■ **Extracted records**

- - - -

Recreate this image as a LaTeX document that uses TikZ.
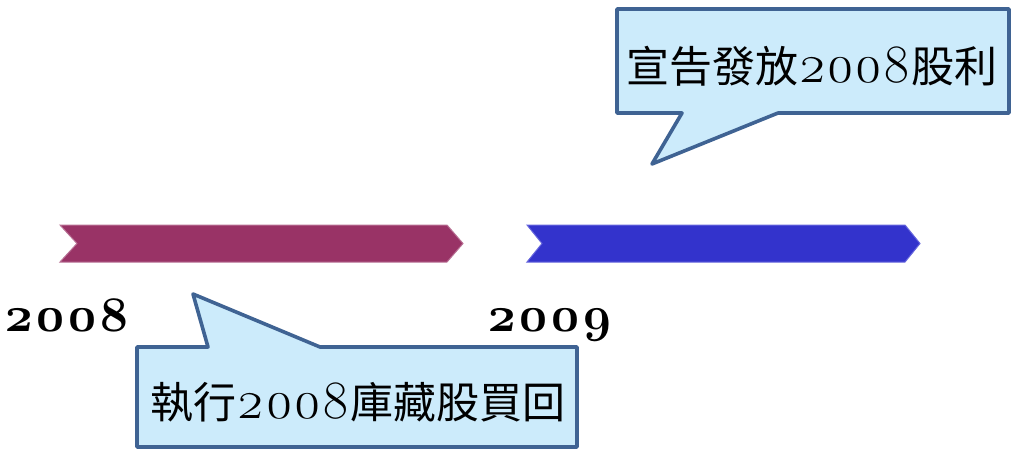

- - - -

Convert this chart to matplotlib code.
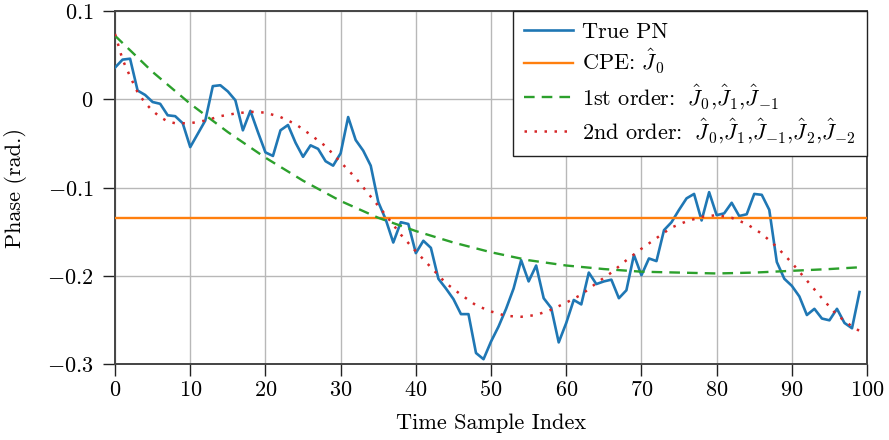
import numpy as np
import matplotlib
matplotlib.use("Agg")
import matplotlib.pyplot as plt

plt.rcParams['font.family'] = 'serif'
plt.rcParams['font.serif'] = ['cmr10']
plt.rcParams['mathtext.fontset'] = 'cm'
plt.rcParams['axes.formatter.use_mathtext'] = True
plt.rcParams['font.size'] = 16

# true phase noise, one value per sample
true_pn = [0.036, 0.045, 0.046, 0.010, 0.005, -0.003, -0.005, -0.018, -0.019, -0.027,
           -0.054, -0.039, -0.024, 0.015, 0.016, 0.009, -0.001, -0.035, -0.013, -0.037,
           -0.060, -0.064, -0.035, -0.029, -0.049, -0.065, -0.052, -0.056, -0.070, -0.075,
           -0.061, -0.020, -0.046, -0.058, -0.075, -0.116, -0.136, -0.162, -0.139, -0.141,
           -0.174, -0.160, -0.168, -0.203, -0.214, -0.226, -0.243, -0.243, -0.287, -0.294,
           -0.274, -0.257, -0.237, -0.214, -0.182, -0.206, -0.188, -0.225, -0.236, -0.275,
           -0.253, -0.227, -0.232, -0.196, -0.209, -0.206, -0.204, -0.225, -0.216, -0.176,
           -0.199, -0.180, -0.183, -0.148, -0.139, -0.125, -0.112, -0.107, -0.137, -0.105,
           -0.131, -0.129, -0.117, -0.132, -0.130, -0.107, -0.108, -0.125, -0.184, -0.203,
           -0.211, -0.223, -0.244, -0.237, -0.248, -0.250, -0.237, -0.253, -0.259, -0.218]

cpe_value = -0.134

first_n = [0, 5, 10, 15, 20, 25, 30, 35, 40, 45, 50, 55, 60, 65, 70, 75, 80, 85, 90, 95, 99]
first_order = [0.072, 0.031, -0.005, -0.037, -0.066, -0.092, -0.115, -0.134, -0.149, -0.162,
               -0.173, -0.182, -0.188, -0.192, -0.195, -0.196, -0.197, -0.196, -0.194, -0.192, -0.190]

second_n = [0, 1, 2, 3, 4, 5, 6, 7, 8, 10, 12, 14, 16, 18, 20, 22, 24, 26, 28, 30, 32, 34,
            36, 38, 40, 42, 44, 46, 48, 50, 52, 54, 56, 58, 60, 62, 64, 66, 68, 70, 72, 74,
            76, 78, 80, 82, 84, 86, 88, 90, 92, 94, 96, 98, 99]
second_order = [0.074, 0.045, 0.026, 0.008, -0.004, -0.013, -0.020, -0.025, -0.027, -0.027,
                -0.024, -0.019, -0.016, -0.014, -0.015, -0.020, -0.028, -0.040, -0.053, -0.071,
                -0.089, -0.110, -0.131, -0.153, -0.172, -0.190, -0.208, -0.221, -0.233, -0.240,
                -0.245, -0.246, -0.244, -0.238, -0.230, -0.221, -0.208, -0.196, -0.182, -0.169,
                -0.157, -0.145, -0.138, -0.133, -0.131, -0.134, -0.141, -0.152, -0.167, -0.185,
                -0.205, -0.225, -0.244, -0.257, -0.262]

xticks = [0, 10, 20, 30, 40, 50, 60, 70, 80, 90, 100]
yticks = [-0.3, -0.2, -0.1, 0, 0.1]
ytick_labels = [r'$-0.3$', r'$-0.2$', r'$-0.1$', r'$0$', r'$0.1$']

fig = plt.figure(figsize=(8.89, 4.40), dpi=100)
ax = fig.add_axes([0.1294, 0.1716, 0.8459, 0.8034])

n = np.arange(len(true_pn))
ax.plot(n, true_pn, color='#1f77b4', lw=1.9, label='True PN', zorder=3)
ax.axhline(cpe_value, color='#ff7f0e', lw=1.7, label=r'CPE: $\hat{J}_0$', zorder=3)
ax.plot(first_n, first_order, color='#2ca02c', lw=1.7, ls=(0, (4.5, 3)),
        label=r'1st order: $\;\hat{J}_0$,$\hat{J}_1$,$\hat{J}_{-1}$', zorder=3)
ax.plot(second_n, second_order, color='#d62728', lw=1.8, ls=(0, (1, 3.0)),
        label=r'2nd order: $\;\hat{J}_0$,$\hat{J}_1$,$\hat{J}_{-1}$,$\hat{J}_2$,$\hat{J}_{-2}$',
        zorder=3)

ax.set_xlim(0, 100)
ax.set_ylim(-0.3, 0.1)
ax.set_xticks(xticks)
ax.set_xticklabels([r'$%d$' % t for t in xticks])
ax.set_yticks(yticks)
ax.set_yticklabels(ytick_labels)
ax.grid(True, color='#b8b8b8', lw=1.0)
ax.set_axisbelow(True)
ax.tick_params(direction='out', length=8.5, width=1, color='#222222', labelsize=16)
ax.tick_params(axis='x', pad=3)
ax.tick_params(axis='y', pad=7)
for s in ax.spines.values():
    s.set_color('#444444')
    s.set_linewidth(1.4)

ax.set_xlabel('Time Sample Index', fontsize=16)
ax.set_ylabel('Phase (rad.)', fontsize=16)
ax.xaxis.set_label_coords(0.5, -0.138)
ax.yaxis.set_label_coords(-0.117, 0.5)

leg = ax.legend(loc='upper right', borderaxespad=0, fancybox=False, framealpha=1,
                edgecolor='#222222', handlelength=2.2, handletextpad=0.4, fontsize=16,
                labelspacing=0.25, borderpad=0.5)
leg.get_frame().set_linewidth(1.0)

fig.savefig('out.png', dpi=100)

- - - -

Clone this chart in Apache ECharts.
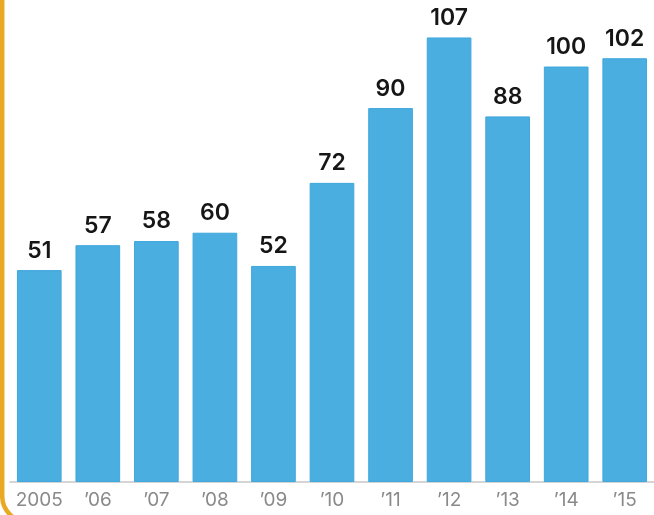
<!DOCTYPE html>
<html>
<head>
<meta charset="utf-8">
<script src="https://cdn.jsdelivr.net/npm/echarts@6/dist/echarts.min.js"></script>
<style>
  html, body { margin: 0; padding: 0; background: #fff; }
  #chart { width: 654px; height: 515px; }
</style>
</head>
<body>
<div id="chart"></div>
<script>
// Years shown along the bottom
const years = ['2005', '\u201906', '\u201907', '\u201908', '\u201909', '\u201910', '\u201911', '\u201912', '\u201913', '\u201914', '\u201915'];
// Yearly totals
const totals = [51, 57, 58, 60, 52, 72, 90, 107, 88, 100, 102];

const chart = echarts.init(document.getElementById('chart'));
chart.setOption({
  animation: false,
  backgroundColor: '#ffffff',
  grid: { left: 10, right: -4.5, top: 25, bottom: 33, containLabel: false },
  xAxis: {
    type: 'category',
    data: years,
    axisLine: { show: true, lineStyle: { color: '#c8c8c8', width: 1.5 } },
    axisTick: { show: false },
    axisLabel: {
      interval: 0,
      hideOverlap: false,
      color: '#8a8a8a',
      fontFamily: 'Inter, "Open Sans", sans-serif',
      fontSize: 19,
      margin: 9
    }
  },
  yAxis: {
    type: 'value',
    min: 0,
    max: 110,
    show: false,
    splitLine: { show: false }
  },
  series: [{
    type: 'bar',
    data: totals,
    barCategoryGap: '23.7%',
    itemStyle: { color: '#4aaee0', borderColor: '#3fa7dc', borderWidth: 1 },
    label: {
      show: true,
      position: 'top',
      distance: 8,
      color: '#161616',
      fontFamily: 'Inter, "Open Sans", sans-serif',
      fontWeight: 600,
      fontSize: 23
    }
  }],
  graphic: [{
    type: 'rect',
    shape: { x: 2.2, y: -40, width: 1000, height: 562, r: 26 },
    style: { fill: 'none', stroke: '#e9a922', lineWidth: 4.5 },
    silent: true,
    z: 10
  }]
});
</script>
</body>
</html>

- - - -

■ **Given task**
Without the pictures, give again only the lines beginning at the line that contains "Convert this chart to matplotlib code." and stopping after the line that contains "plt.rcParams['font.size'] = 16", exactly as written.

■ **Answer for this exercise**
Convert this chart to matplotlib code.
import numpy as np
import matplotlib
matplotlib.use("Agg")
import matplotlib.pyplot as plt

plt.rcParams['font.family'] = 'serif'
plt.rcParams['font.serif'] = ['cmr10']
plt.rcParams['mathtext.fontset'] = 'cm'
plt.rcParams['axes.formatter.use_mathtext'] = True
plt.rcParams['font.size'] = 16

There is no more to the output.